PROBLEM REQUIREMENTS: Identify each line containing the word "with" and copy it.

---*---

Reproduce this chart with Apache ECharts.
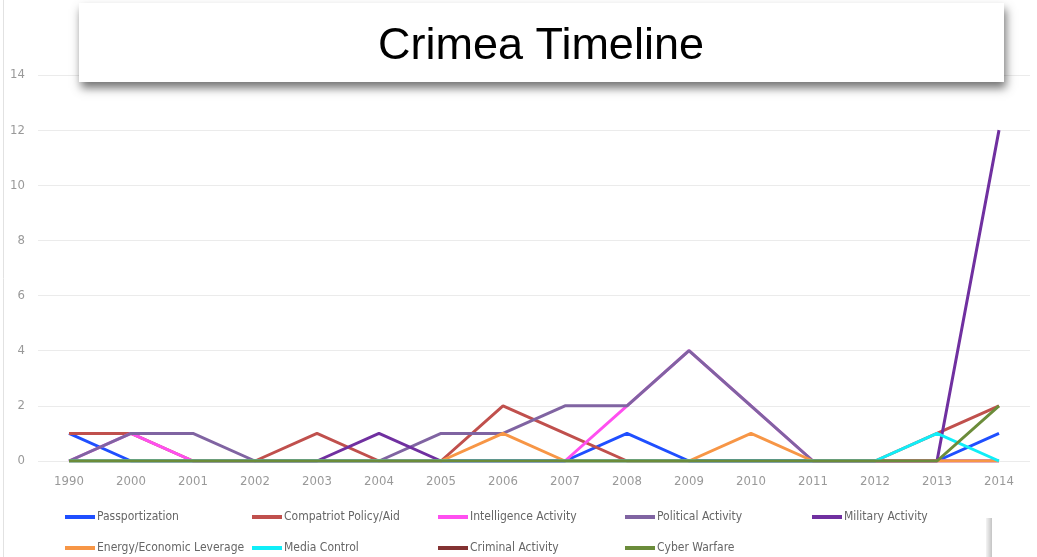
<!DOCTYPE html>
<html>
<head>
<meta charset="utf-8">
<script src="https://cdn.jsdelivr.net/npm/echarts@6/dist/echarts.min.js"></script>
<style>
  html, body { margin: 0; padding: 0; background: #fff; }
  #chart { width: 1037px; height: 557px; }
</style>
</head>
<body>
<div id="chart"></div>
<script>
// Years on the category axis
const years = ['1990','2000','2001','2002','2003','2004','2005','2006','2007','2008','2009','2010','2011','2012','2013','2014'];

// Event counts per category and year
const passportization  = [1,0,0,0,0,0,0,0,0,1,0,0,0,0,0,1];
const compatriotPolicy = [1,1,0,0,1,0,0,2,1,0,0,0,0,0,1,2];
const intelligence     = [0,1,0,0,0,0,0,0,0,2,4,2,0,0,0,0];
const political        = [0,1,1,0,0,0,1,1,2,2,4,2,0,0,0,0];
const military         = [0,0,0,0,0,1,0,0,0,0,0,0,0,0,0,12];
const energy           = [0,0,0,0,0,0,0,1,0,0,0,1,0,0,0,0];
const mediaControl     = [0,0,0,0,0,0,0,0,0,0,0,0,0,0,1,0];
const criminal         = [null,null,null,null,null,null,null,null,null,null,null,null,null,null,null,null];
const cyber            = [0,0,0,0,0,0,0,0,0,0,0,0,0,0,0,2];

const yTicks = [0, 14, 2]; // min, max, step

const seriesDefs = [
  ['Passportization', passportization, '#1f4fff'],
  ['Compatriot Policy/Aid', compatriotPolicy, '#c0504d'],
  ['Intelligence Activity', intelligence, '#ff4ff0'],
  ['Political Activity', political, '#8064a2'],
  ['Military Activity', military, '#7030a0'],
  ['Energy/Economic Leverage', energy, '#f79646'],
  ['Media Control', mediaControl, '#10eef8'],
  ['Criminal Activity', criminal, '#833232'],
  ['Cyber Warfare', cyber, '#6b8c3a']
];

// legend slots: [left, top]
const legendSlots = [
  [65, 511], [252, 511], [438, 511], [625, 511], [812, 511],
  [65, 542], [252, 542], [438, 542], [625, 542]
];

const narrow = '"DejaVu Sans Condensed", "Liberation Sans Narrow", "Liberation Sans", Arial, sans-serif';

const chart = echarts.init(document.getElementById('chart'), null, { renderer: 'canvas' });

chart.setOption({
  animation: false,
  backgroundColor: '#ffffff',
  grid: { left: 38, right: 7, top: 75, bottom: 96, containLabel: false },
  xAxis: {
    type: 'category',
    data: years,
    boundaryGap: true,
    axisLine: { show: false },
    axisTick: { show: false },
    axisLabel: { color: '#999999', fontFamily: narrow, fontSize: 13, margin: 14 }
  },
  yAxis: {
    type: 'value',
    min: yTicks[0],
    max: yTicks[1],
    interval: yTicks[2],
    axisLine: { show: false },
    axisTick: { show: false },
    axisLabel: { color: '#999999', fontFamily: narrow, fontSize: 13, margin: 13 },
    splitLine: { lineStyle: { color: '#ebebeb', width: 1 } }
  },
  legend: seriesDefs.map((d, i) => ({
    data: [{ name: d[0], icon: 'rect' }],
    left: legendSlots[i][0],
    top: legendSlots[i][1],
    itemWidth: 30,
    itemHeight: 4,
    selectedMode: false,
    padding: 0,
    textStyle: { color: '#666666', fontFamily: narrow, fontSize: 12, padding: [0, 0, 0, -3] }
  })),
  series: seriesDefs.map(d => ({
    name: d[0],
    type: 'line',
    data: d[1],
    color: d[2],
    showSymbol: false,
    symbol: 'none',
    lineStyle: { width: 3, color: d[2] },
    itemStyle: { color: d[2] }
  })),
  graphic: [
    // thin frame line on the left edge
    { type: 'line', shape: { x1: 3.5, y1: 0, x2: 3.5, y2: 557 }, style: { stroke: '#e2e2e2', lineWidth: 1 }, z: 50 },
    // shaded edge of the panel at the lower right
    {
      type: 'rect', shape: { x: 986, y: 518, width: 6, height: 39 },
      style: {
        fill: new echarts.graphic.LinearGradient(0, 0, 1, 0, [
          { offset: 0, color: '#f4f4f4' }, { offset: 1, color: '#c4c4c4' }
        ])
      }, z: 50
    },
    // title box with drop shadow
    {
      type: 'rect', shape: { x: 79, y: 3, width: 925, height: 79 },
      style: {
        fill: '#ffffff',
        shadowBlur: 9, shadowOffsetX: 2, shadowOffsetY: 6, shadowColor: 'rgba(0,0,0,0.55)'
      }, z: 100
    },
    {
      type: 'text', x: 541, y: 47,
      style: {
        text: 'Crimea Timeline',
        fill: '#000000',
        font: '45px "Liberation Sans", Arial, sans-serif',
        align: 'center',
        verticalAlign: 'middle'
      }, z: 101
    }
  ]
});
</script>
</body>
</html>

---*---

SOLVED PROBLEM:
Reproduce this chart with Apache ECharts.
    // title box with drop shadow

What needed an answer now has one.